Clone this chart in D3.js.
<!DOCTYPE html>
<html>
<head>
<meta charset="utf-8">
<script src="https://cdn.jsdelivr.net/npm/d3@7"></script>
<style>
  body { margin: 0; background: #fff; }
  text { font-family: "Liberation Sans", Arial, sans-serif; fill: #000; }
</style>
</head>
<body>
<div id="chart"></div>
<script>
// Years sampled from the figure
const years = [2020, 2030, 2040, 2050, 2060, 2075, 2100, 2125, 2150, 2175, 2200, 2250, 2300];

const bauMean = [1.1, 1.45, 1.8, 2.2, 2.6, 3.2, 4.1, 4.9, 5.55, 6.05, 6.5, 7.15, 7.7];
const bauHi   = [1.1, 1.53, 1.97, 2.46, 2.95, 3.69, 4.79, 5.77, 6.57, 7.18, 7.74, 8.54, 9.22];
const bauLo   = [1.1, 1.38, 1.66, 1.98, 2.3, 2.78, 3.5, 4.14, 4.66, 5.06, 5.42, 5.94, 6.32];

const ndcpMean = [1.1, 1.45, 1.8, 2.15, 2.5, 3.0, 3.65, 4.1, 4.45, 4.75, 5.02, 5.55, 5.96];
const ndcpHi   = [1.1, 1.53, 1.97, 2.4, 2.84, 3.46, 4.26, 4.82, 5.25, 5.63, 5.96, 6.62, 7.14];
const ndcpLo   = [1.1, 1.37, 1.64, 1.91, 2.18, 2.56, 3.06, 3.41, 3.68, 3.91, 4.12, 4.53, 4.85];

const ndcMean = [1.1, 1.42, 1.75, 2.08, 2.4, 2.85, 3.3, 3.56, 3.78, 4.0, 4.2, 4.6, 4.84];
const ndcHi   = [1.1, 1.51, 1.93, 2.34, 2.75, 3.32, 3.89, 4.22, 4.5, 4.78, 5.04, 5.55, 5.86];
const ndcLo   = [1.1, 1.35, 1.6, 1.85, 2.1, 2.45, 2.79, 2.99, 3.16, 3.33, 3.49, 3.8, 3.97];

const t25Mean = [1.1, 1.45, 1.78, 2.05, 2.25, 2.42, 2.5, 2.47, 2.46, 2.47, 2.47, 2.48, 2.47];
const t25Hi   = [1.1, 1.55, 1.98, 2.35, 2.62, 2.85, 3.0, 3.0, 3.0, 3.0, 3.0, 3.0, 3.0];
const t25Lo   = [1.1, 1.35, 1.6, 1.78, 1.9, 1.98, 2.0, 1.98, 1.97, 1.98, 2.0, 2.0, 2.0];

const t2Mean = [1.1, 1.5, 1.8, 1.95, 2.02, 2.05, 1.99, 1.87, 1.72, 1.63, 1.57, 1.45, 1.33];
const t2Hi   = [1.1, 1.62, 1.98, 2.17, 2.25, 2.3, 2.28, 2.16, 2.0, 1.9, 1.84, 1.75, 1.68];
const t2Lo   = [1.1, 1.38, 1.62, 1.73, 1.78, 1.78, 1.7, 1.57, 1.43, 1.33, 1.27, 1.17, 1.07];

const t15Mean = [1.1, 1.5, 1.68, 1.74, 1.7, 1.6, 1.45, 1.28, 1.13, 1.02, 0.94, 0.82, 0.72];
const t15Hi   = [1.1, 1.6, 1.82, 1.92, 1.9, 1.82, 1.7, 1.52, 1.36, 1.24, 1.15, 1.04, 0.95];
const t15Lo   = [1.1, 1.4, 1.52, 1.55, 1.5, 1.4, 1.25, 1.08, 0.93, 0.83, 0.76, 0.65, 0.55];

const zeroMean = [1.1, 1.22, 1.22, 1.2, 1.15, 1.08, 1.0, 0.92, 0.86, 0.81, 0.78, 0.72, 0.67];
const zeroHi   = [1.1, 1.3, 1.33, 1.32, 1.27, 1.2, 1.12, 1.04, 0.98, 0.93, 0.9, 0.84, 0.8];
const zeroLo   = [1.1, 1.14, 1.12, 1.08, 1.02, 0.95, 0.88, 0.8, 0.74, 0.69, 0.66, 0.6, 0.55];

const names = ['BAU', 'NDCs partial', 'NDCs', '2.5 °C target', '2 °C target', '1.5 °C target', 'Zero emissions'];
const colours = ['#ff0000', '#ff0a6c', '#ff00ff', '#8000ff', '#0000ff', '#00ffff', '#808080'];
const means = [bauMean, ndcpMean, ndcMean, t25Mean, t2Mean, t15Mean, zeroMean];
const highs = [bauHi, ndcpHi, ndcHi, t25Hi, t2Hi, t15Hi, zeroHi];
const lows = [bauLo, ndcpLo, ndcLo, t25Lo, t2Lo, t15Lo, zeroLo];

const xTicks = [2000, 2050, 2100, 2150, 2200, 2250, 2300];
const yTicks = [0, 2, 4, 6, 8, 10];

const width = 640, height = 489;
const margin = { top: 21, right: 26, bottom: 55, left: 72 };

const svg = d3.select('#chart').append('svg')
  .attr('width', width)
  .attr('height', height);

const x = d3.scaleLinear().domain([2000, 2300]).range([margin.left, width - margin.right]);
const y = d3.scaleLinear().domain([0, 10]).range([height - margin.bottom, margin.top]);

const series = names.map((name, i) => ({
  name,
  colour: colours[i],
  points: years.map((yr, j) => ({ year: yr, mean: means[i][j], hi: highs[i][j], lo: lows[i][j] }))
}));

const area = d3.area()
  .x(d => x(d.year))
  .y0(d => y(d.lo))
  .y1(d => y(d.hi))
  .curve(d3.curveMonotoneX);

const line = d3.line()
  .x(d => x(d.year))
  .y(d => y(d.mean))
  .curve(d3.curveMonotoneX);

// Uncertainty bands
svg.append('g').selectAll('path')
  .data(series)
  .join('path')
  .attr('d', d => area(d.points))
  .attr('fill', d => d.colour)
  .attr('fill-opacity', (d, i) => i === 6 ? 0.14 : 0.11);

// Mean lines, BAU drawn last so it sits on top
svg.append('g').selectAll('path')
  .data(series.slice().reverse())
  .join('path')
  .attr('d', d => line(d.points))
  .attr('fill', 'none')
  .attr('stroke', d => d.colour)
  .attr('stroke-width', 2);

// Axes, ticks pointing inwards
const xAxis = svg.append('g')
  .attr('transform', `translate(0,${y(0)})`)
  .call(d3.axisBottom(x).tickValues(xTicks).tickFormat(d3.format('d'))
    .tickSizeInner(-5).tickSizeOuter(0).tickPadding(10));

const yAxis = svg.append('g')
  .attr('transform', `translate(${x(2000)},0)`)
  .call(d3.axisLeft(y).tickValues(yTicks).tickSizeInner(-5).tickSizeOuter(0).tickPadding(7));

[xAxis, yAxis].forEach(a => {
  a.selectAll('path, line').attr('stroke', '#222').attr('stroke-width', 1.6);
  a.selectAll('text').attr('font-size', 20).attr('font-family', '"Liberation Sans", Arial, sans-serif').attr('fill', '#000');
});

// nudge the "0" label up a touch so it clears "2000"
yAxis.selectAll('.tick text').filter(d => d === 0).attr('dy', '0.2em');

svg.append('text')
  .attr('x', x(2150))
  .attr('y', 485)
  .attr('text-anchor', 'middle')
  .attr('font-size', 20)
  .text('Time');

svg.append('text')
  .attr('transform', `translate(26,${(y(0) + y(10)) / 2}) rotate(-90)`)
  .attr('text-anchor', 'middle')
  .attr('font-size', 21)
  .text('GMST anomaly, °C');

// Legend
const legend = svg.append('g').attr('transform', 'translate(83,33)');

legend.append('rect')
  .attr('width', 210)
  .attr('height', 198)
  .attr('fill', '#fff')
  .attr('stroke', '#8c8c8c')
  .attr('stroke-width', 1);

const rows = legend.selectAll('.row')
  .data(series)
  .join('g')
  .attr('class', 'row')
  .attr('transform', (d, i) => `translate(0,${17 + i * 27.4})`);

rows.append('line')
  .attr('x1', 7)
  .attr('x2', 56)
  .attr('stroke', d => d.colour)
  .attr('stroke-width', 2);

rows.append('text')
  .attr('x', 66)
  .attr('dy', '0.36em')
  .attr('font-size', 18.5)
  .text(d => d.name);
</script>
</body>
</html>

===============

→ WHAT TO PRODUCE
Set down verbatim only the lines between the start of the data above and the line with "4.12, 4.53, 4.85];", both boundaries included.

→ EXERCISE RESPONSE
Clone this chart in D3.js.
<!DOCTYPE html>
<html>
<head>
<meta charset="utf-8">
<script src="https://cdn.jsdelivr.net/npm/d3@7"></script>
<style>
  body { margin: 0; background: #fff; }
  text { font-family: "Liberation Sans", Arial, sans-serif; fill: #000; }
</style>
</head>
<body>
<div id="chart"></div>
<script>
// Years sampled from the figure
const years = [2020, 2030, 2040, 2050, 2060, 2075, 2100, 2125, 2150, 2175, 2200, 2250, 2300];

const bauMean = [1.1, 1.45, 1.8, 2.2, 2.6, 3.2, 4.1, 4.9, 5.55, 6.05, 6.5, 7.15, 7.7];
const bauHi   = [1.1, 1.53, 1.97, 2.46, 2.95, 3.69, 4.79, 5.77, 6.57, 7.18, 7.74, 8.54, 9.22];
const bauLo   = [1.1, 1.38, 1.66, 1.98, 2.3, 2.78, 3.5, 4.14, 4.66, 5.06, 5.42, 5.94, 6.32];

const ndcpMean = [1.1, 1.45, 1.8, 2.15, 2.5, 3.0, 3.65, 4.1, 4.45, 4.75, 5.02, 5.55, 5.96];
const ndcpHi   = [1.1, 1.53, 1.97, 2.4, 2.84, 3.46, 4.26, 4.82, 5.25, 5.63, 5.96, 6.62, 7.14];
const ndcpLo   = [1.1, 1.37, 1.64, 1.91, 2.18, 2.56, 3.06, 3.41, 3.68, 3.91, 4.12, 4.53, 4.85];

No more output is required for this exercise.